Acostumados a utilizar sistemas operacionais proprietários, como o Windows, os usuários desavisados costumam oferecer resistência ao software livre. É o que os ativistas das tecnologias livres chamam de “apego à zona de conforto”. Ora, nada mais natural que encontremos alguma dificuldade inicial. É exatamente o que acontece quando trocamos um modelo de televisão ou de telefone celular ao qual estamos acostumados, por outro, que desconhecemos.
Apesar disso, quando questionamos os “efeitos colaterais” de fazer a opção pelo mais “fácil” e ousamos nos aventurar pelo mundo do software livre, percebemos que as vantagens desse sistema vão além da sua filosofia. O acesso a internet através de navegadores livres é mais rápido e seguro. Além disso, atualmente, os aplicativos livres (como OpenOffice.org) reconhecem e abrem, sem problemas, os arquivos com formatos proprietários de editores de texto e planilhas dos aplicativos proprietários.
Infelizmente, empresas de softwares proprietários não têm a mesma preocupação em facilitar a convergência entre os dois modelos.
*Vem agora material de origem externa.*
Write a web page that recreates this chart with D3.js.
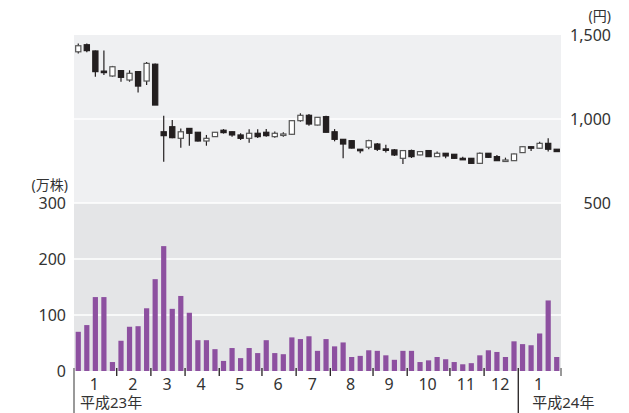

O motivo, sabemos de cor: ao longo dos anos, o capitalismo tem se valido das formas mais traiçoeiras de cerceamento intelectual para fortalecer a lógica dos monopólios. Conectadas on-line 24 horas, as grandes empresas aprenderam habilmente a trabalhar juntas quando o negócio é obter vantagens para acumular riquezas.
Mas globalizar só o lucro não vale. Para a economia solidária e o software livre, a idéia de um mundo ao alcance das mãos é calcada na troca, na valorização do ser humano e na colaboração. A integração orgânica desses movimentos é oportuna e estratégica. Afinal, ambos são regidos pelo princípio do trabalho coletivo e buscam o empoderamento do indivíduo na construção de uma sociedade mais democrática, justa e igualitária. Nada tão coerente quanto trilharmos esse caminho juntos.
* Dione Manetti é diretor de Fomento da Secretaria Nacional de Economia Solidária do Ministério do Trabalho e Emprego (Senaes/MTE) e usuário de software livre.